Матрешки (сувенир, без которого ни один клиент «Интуриста» не мог покинуть страну) Лебедев поставил на большом кубе, на разных сторонах которого написаны буквы «МЫ». Здоровый куб превращался в детский кубик с буквами азбуки. М — мы. М — матрешки. И наоборот — маленький кубик становился постаментом памятника матрешке. Азбучные истины, превращенные в скульптуру, напоминали, с одной стороны, о сувенирном варианте идентичности. С другой — о букварях, на которых вырастали советские дети, которые читали по слогам: «Мы не рабы. Рабы не мы».

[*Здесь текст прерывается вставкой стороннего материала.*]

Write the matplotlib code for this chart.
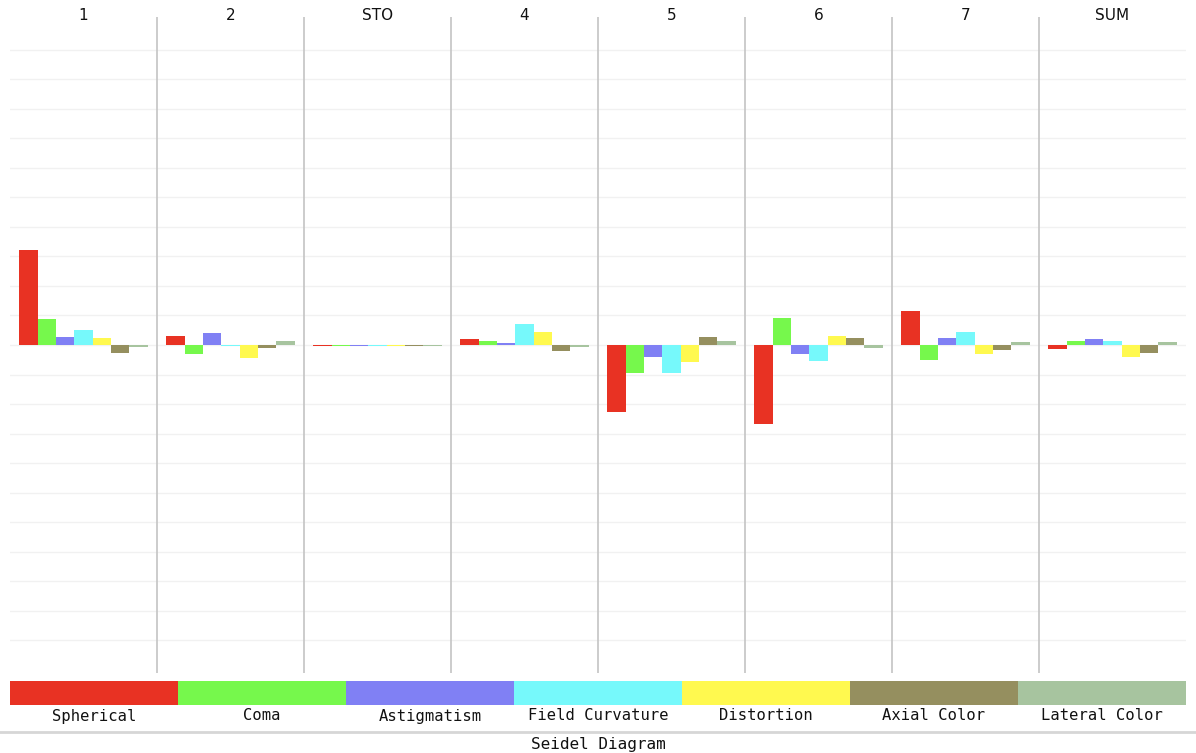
# Seidel diagram: aberration contributions per surface

import matplotlib
matplotlib.use('Agg')
import matplotlib.pyplot as plt
from matplotlib.transforms import blended_transform_factory
import numpy as np

# data (units = grid divisions)
surfaces = ['1', '2', 'STO', '4', '5', '6', '7', 'SUM']
aberrations = ['Spherical', 'Coma', 'Astigmatism', 'Field Curvature',
               'Distortion', 'Axial Color', 'Lateral Color']
spherical = [3.2, 0.29, -0.04, 0.2, -2.27, -2.68, 1.15, -0.15]
coma = [0.88, -0.31, -0.04, 0.13, -0.96, 0.92, -0.5, 0.13]
astigmatism = [0.26, 0.4, -0.04, 0.07, -0.4, -0.32, 0.23, 0.19]
field_curv = [0.52, -0.04, -0.04, 0.72, -0.96, -0.55, 0.45, 0.13]
distortion = [0.24, -0.44, -0.04, 0.43, -0.58, 0.3, -0.29, -0.39]
axial_color = [-0.28, -0.1, -0.04, -0.2, 0.28, 0.22, -0.18, -0.26]
lateral_color = [-0.06, 0.14, -0.04, -0.08, 0.13, -0.1, 0.1, 0.1]

series = [spherical, coma, astigmatism, field_curv, distortion, axial_color, lateral_color]
colors = ['#e83223', '#76f84c', '#8080f4', '#76f9fb', '#fff94f', '#958f5f', '#a7c49f']

W, H = 1196, 753
fig = plt.figure(figsize=(W / 100, H / 100), dpi=100)

# main plot area
top, bottom = 17, 673
ax = fig.add_axes([10 / W, (H - bottom) / H, 1176 / W, (bottom - top) / H])
n = len(surfaces)
bw = 1 / 8
x = np.arange(n)
for i, (vals, c) in enumerate(zip(series, colors)):
    ax.bar(x + bw / 2 + i * bw, vals, width=bw, align='edge', color=c, linewidth=0, zorder=3)

ax.set_xlim(0, n)
ax.set_ylim(-11.1, 11.1)
ax.set_yticks(np.arange(-10, 11))
ax.yaxis.grid(True, color='#f1f1f1', linewidth=1.0, zorder=0)
ax.tick_params(left=False, bottom=False, labelleft=False, labelbottom=False)
for s in ax.spines.values():
    s.set_visible(False)
for k in range(1, n):
    ax.axvline(k, color='#c8c8c8', linewidth=1.3, zorder=2)

# surface headers
trans = blended_transform_factory(ax.transData, fig.transFigure)
for k, name in enumerate(surfaces):
    ax.text(k + 0.5, 1 - 16 / H, name, transform=trans, ha='center', va='center',
            fontsize=11, family='DejaVu Sans', color='#111111')

# colour legend strip
lax = fig.add_axes([10 / W, (H - 705) / H, 1176 / W, 24 / H])
m = len(aberrations)
lax.bar(np.arange(m), [1] * m, width=1.0, align='edge', color=colors, linewidth=0)
lax.set_xlim(0, m)
lax.set_ylim(0, 1)
lax.axis('off')
ltrans = blended_transform_factory(lax.transData, fig.transFigure)
for k, name in enumerate(aberrations):
    lax.text(k + 0.5, 1 - 716 / H, name, transform=ltrans, ha='center', va='center',
             fontsize=11.2, family='DejaVu Sans Mono', color='#111111')

# footer separator and title
fig.add_artist(plt.Line2D([0, 1], [1 - 732 / H, 1 - 732 / H], transform=fig.transFigure,
                          color='#d6d6d6', linewidth=2))
fig.text(598 / W, 1 - 752 / H, 'Seidel Diagram', ha='center', va='bottom',
         fontsize=11.5, family='DejaVu Sans Mono', color='#111111')

plt.savefig('out.png', dpi=100)
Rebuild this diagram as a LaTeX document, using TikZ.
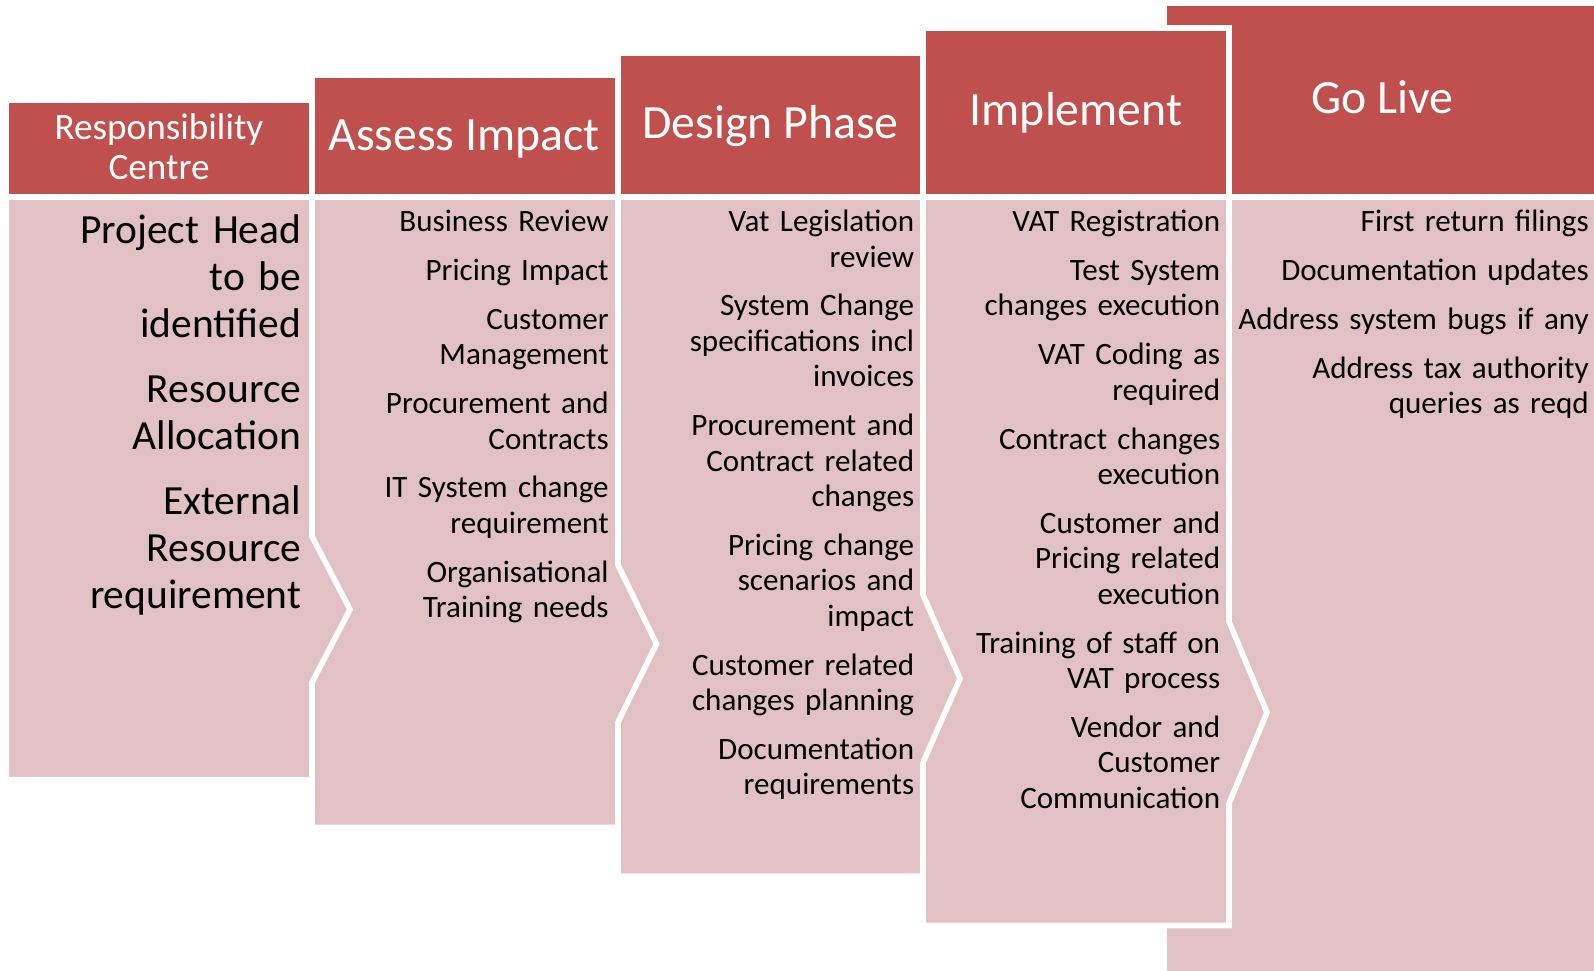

Но склейка разных языков ширпотреба, скажем, сувенира и детских кубиков, — не единственный способ монтажа в мастерской Ростислава Лебедева. Массовой продукцией может быть и картина, которая тиражируется в учебниках «Родной речи», и открытка, и плакат, и указатели в метро. Среди авторов, с которыми ведет диалог Лебедев, — и Матисс, и Магритт, и Кустодиев, и Матисс, и Перов… Иногда Лебедев, кажется, и до Малевича добрался. Но, приглядевшись, в черном квадрате обнаруживаешь едва заметный абрис «Незнакомки» Крамского.
Отдельная история — диалоги с современниками. Очевидно, что огороженный объект с надписями «Выхода нет» отсылает не к режимным объектам, а к картинам Эрика Булатова «Вход — Выход». Появление картинки с дешевых сигарет «Прибой» рядом цитатой волны из работы Хокусая — разговор не только с японскими авторами, но и дружеское послание всаднику с пачки «Казбека» на картинах Александра Косолапова.
Среди игр, в которые играет Лебедев, есть и карточные. Дизайн колод карт, которые художник оформил в разных темах, — продолжение давних серий 1980-х. Тогда важность «туза» определялась «джинсами», «король» — наличием автомобиля «Жигули», «восьмерка» — записями группы «АББА», а «шестерка» — участием в программе «А ну-ка, девушки!»… Да и найденный объект с трафаретной надписью «Раньше было лучше» и захлопывающимися «ставнями»-дверками доказывает, что и Марсель Дюшан с его ready-made объектами не забыт.
Любовь к цитатам, надо признаться, заразительна. Лаборатория монтажа «Жесткие склейки» в очередной раз напомнила правоту древних: жизнь коротка, искусство вечно.